Pictures are not part of the copy. Give again exactly the lines from the one with "Give me the D3.js source for this chart." to the one with "const qLabel = q", inclusive.
_ _ _
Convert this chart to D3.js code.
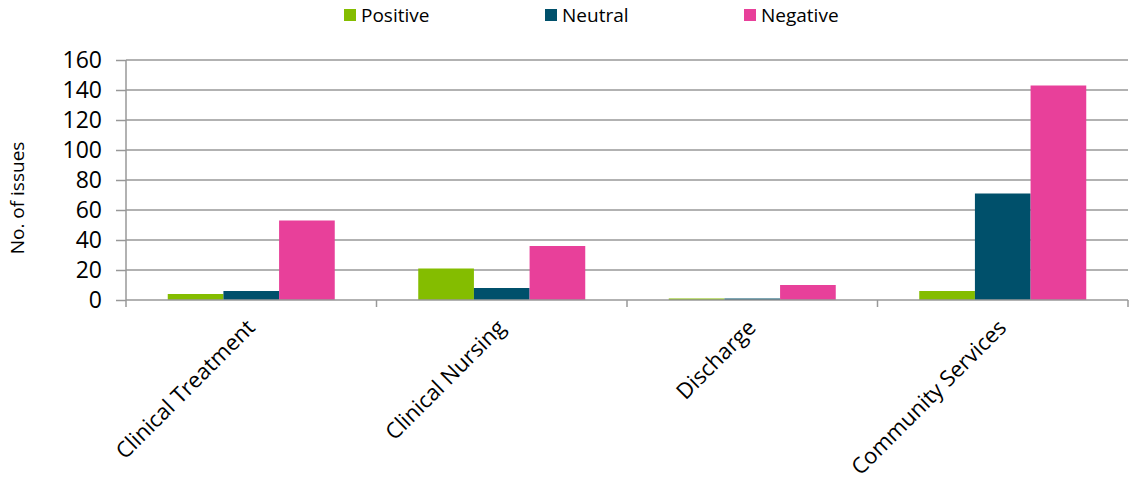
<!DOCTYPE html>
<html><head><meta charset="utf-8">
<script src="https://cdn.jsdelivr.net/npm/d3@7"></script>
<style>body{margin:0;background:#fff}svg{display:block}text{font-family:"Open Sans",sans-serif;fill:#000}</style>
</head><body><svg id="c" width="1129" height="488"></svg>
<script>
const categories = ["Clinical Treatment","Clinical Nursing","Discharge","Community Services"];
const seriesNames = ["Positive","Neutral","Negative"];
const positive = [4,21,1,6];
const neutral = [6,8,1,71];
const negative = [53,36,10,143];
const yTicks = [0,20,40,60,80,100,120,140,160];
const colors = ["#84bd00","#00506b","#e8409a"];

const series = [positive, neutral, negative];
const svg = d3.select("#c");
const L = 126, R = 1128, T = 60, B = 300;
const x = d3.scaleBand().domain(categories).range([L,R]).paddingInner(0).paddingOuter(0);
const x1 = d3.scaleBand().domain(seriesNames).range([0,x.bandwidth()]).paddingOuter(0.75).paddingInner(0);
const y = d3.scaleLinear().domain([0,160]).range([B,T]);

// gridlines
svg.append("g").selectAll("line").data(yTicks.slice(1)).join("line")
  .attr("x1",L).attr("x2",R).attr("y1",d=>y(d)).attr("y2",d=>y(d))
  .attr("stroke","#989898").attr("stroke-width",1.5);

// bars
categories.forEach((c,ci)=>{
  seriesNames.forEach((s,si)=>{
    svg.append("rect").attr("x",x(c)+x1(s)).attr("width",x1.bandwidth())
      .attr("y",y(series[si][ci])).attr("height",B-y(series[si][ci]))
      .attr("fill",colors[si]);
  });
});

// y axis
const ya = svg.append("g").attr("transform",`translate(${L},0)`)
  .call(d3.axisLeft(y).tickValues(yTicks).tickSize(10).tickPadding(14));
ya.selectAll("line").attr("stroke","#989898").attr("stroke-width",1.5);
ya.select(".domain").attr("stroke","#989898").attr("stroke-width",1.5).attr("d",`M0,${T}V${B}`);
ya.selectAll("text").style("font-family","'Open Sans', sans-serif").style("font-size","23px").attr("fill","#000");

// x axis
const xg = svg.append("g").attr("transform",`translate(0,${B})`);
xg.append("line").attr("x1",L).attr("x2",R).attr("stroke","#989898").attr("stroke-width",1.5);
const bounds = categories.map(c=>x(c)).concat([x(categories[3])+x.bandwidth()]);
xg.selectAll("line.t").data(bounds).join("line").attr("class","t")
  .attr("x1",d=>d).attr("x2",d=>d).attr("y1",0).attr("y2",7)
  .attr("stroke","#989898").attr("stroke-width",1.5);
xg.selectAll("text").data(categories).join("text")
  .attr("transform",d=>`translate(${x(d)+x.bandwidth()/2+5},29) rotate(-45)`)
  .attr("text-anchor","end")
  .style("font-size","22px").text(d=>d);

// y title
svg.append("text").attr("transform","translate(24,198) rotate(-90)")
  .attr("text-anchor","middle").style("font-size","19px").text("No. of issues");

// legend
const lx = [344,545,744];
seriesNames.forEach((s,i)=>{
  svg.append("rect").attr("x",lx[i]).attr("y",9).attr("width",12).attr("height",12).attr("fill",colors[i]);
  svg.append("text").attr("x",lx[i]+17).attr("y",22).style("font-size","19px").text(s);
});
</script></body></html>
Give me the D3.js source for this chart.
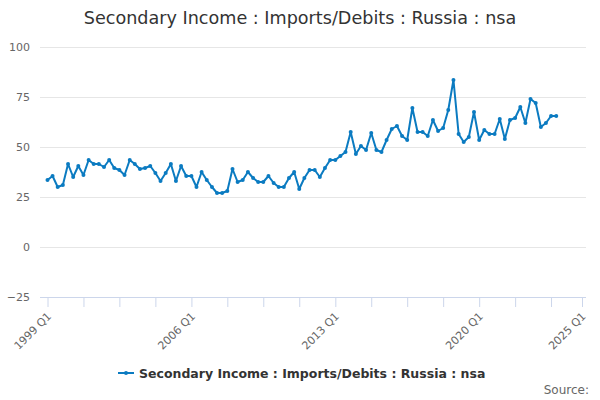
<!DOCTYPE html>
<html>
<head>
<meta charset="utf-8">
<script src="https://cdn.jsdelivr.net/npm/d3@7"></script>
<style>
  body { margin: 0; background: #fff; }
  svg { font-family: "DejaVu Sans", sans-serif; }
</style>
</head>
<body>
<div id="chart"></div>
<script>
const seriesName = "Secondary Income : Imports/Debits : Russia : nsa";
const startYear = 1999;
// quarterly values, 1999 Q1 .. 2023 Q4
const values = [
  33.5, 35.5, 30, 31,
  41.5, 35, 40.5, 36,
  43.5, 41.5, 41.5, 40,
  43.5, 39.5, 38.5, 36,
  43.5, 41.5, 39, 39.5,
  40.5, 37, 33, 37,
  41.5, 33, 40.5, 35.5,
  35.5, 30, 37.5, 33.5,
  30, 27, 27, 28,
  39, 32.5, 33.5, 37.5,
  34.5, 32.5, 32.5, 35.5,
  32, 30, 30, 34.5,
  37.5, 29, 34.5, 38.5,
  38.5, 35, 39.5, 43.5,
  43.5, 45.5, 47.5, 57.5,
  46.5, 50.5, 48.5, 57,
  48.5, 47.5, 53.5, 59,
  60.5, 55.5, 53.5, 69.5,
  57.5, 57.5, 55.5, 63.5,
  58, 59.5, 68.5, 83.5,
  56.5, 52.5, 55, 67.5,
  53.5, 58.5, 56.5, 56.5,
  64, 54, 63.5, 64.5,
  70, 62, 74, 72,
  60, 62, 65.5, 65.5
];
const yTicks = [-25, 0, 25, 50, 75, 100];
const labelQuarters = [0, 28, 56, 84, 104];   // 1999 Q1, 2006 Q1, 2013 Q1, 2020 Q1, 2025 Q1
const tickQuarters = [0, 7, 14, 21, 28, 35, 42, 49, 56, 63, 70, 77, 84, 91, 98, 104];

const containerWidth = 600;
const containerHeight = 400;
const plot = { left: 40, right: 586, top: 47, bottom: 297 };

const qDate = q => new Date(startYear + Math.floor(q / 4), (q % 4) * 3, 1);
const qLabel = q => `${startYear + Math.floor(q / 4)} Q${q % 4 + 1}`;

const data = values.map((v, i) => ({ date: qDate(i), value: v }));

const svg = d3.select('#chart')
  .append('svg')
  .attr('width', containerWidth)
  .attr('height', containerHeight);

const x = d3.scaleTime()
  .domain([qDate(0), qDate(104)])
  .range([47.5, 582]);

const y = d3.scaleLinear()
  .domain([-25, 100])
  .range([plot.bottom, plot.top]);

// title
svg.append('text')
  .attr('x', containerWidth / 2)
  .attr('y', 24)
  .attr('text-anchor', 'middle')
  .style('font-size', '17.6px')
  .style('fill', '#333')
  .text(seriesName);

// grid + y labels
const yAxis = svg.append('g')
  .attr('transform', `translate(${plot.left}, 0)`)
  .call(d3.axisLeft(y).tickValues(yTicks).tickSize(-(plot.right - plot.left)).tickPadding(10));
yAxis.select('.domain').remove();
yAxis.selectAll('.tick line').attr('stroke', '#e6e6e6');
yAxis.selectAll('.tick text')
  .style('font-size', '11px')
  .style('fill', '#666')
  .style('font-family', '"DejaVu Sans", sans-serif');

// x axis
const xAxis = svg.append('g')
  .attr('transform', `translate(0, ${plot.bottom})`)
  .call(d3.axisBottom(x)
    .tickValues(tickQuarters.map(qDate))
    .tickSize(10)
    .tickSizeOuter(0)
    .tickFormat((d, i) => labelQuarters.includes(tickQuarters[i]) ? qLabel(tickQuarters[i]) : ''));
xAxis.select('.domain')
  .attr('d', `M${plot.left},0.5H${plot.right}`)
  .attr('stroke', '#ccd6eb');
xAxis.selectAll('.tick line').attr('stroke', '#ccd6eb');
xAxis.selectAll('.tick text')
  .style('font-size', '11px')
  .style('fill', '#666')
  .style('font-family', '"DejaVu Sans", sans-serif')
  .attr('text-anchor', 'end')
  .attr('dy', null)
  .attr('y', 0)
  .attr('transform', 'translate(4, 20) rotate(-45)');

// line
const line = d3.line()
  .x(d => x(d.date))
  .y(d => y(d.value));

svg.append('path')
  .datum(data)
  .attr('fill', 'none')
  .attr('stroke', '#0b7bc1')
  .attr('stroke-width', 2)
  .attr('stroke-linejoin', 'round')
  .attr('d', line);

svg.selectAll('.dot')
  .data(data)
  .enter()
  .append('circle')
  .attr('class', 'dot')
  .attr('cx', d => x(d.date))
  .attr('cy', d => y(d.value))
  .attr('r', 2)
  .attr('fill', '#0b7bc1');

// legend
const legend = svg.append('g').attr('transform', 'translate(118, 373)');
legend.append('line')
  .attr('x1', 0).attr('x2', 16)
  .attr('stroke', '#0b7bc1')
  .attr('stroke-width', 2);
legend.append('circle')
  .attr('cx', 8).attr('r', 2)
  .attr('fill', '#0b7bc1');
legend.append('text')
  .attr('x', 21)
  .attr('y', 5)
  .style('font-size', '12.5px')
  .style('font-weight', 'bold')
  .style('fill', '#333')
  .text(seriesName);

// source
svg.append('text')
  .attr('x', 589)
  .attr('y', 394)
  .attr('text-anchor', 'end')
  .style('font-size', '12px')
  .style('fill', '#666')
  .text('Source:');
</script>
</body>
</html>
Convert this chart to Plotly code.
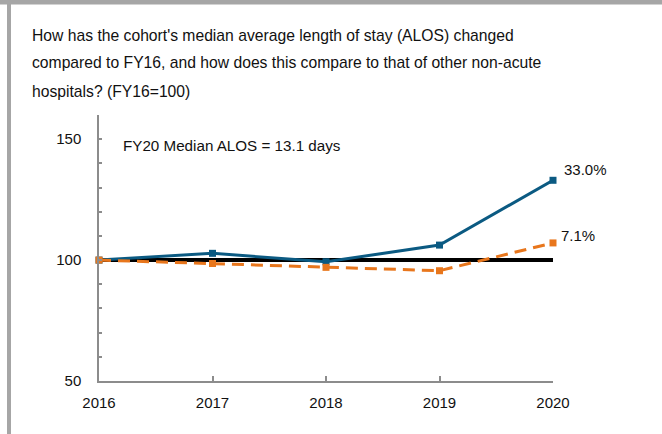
_ _ _
**Result of the task:**
Give me the D3.js source for this chart.
<!DOCTYPE html>
<html>
<head>
<meta charset="utf-8">
<script src="https://cdn.jsdelivr.net/npm/d3@7"></script>
<style>
  body { margin: 0; background: #fff; }
  svg { font-family: "DejaVu Sans", sans-serif; }
</style>
</head>
<body>
<div id="chart"></div>
<script>
const seriesName = "Secondary Income : Imports/Debits : Russia : nsa";
const startYear = 1999;
// quarterly values, 1999 Q1 .. 2023 Q4
const values = [
  33.5, 35.5, 30, 31,
  41.5, 35, 40.5, 36,
  43.5, 41.5, 41.5, 40,
  43.5, 39.5, 38.5, 36,
  43.5, 41.5, 39, 39.5,
  40.5, 37, 33, 37,
  41.5, 33, 40.5, 35.5,
  35.5, 30, 37.5, 33.5,
  30, 27, 27, 28,
  39, 32.5, 33.5, 37.5,
  34.5, 32.5, 32.5, 35.5,
  32, 30, 30, 34.5,
  37.5, 29, 34.5, 38.5,
  38.5, 35, 39.5, 43.5,
  43.5, 45.5, 47.5, 57.5,
  46.5, 50.5, 48.5, 57,
  48.5, 47.5, 53.5, 59,
  60.5, 55.5, 53.5, 69.5,
  57.5, 57.5, 55.5, 63.5,
  58, 59.5, 68.5, 83.5,
  56.5, 52.5, 55, 67.5,
  53.5, 58.5, 56.5, 56.5,
  64, 54, 63.5, 64.5,
  70, 62, 74, 72,
  60, 62, 65.5, 65.5
];
const yTicks = [-25, 0, 25, 50, 75, 100];
const labelQuarters = [0, 28, 56, 84, 104];   // 1999 Q1, 2006 Q1, 2013 Q1, 2020 Q1, 2025 Q1
const tickQuarters = [0, 7, 14, 21, 28, 35, 42, 49, 56, 63, 70, 77, 84, 91, 98, 104];

const containerWidth = 600;
const containerHeight = 400;
const plot = { left: 40, right: 586, top: 47, bottom: 297 };

const qDate = q => new Date(startYear + Math.floor(q / 4), (q % 4) * 3, 1);
const qLabel = q => `${startYear + Math.floor(q / 4)} Q${q % 4 + 1}`;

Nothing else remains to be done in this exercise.